ここからは、シシトウを購入する際の選び方や、保存方法について解説します。
美味しいシシトウの選び方
美味しいシシトウは実が鮮やかな緑色で、つやとハリがあり、へたがしっかりしているもの。へたが黒ずんでいたり、果肉が硬いものは、鮮度が落ちているので避けたほうがよいでしょう。また、大きすぎるものは、成長しすぎて味が落ちている可能性があります。
冷蔵保存
冷蔵庫に入れると、シシトウは1週間ほど保存できます。へたは残して茎を切り落とし、洗って水気をよく拭き取ります。まとめてペーパータオルで包んで、ポリ袋に入れて野菜室で保存しましょう。

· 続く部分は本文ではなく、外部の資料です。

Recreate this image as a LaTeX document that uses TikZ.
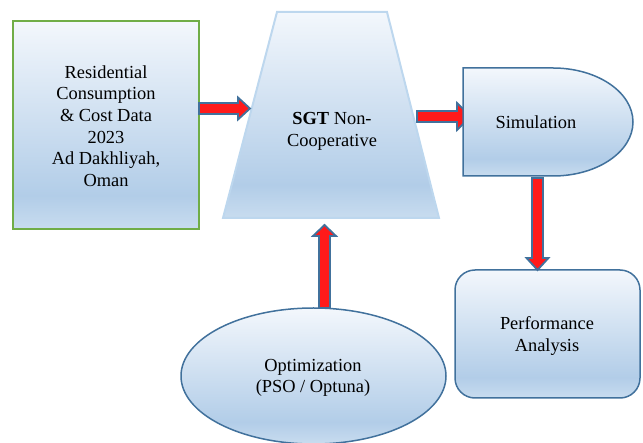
\documentclass[tikz,border=0pt]{standalone}
\usepackage{fontspec}
\setmainfont{Liberation Serif}
\usetikzlibrary{shapes.geometric}
\definecolor{gtop}{HTML}{F3F7FC}
\definecolor{gmid}{HTML}{B2CDE8}
\definecolor{gbot}{HTML}{C8DCEF}
\definecolor{dblue}{HTML}{41719C}
\definecolor{lblue}{HTML}{BDD7EE}
\definecolor{ggreen}{HTML}{70AD47}
\definecolor{arred}{HTML}{FF1A1A}
\pgfdeclareverticalshading{officeblue}{100bp}{color(0bp)=(gbot); color(25bp)=(gbot); color(33bp)=(gmid); color(75bp)=(gtop); color(100bp)=(gtop)}
\tikzset{
  txt/.style={font=\fontsize{18.4pt}{21.6pt}\selectfont, align=center, text=black},
  fillshade/.style={shading=officeblue},
  barrow/.style={draw=dblue, line width=1.8pt, fill=arred, line join=miter},
}
\newcommand\harr[5]{%
  \draw[barrow] (#1,#3-5.5) -- (#2-#5,#3-5.5) -- (#2-#5,#3-#4) -- (#2,#3) -- (#2-#5,#3+#4) -- (#2-#5,#3+5.5) -- (#1,#3+5.5) -- cycle;}
\newcommand\varrD[5]{%
  \draw[barrow] (#1-5.5,#2) -- (#1-5.5,#3-#5) -- (#1-#4,#3-#5) -- (#1,#3) -- (#1+#4,#3-#5) -- (#1+5.5,#3-#5) -- (#1+5.5,#2) -- cycle;}
\newcommand\varrU[5]{%
  \draw[barrow] (#1-5.5,#2) -- (#1-5.5,#3+#5) -- (#1-#4,#3+#5) -- (#1,#3) -- (#1+#4,#3+#5) -- (#1+5.5,#3+#5) -- (#1+5.5,#2) -- cycle;}
\begin{document}
\begin{tikzpicture}[x=1pt,y=-1pt]
\useasboundingbox (0,0) rectangle (643,443);
% data box
\node[draw=ggreen, line width=2.2pt, fillshade, minimum width=186pt, minimum height=208pt, inner sep=0pt] (data) at (106,125) {};
\node[txt] (datatext) at (106,126) {Residential\\Consumption\\\& Cost Data\\2023\\Ad Dakhliyah,\\Oman};
% trapezoid
\draw[draw=lblue, line width=2pt, fillshade] (277,12) -- (387,12) -- (439,218) -- (223,218) -- cycle;
\node[txt] (sgt) at (332,131.5) {\textbf{SGT} Non-\\Cooperative};
% arrow behind simulation
\harr{417}{471}{116.5}{13.5}{14}
% simulation shape
\draw[draw=dblue, line width=1.5pt, fillshade] (463,68) -- (553,68) .. controls (597.2,68) and (633,92.2) .. (633,122) .. controls (633,151.8) and (597.2,176) .. (553,176) -- (463,176) -- cycle;
\node[txt] (sim) at (536,122) {Simulation};
% performance
\node[draw=dblue, line width=1.5pt, fillshade, rounded corners=20pt, minimum width=185pt, minimum height=128pt, inner sep=0pt] (perf) at (547.5,334) {};
\node[txt] (perftext) at (547,336) {Performance\\Analysis};
% optimization ellipse
\node[ellipse, draw=dblue, line width=1.5pt, fillshade, minimum width=265pt, minimum height=136pt, inner sep=0pt] (opt) at (313.5,376) {};
\node[txt] (opttext) at (313,378) {Optimization\\(PSO / Optuna)};
% arrows
\harr{199}{250}{108.5}{11}{12}
\varrD{537.5}{178}{270}{11}{12}
\varrU{324.5}{308}{225}{11.5}{11}
\end{tikzpicture}
\end{document}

購入時にプラスチックの容器に入っていた場合は、ペーパータオルで包んで容器に納め、容器ごとポリ袋に入れると、より鮮度を保てます。
冷凍保存
シシトウは、冷凍すれば1カ月ほど保存できます。
冷凍する際には、茎を切り落とし、へたは残し、洗って水気をよく拭き取りましょう。重ならないように冷凍用保存袋に入れ、空気を抜いて冷凍庫に入れます。
調理するときには、1分ほど室温に置くと包丁が入るようになり、カットして使うことができます。
シシトウに含まれる栄養
シシトウは特に、βカロテンが豊富です。βカロテンは体内でビタミンAに変換されます。

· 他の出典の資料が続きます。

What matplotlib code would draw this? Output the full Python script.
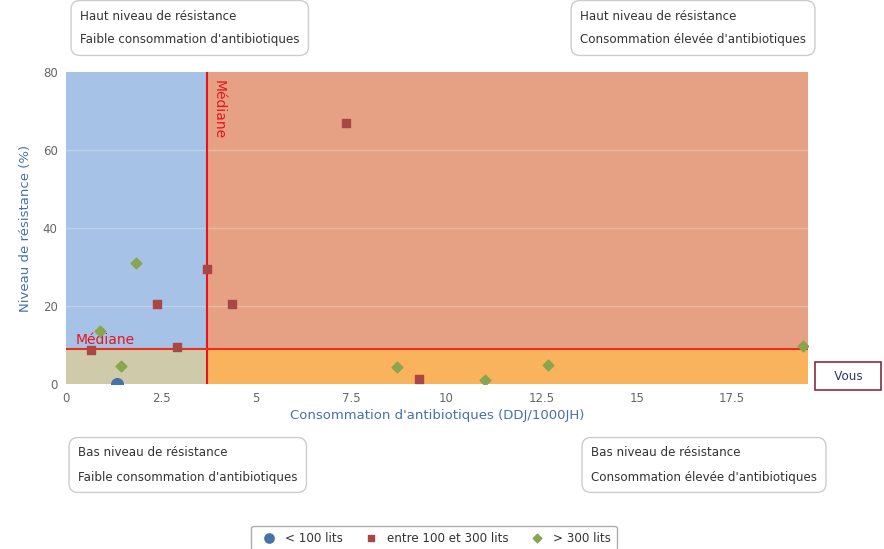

また、ビタミンCも多く、ビタミンB6やカリウムも豊富に含まれています。
シシトウのレシピ
自宅で育てたシシトウや、スーパーで購入したシシトウを使って作りたい定番料理をご紹介します。
てんぷら
シシトウを洗ってキッチンペーパーで水気をとり、シシトウの脇に少し切れ目を入れます。切れ目を入れることで揚げた時に破裂するのを防げます。竹串で数カ所穴をあけてもOKです。
てんぷら粉を水で溶き、油を鍋で170℃まで温めておきます。
シシトウを衣にくぐらせて油に入れて揚げます。衣がきつね色になり、サクッとした感触になったら引き上げます。20~30秒ほどで火が通るので、揚げすぎないよう注意しましょう。
油切り用の網などで余分な油を落とし、お皿に盛り付けて完成です。塩や七味を振っていただくのがおすすめです。
煮浸し
シシトウのヘタを切り落とし、竹串などで種とワタを取っておきます。
小鍋に油をひいて強火でシシトウを炒め、焼き目がついたら、だしを1/4カップ加えます。
沸騰したら弱火にし、しょうゆ、みりんをそれぞれ大さじ1加えて煮込みます。
程よく煮込んだら火を止めて、冷ましながら味をなじませます。
夏には冷やして食べてもおいしい料理です。
シシトウを育ててどんどん食べよう
小皿料理やおつまみにぴったりのシシトウは、広いスペースが必要がなく、家庭でも簡単に栽培できる野菜です。収穫も長く楽しめるので、食べたいときに採れたてを少量調理する楽しみ方もできます。
ぜひご家庭でシシトウを育てて、さまざまな料理で楽しんでみてはいかがでしょうか。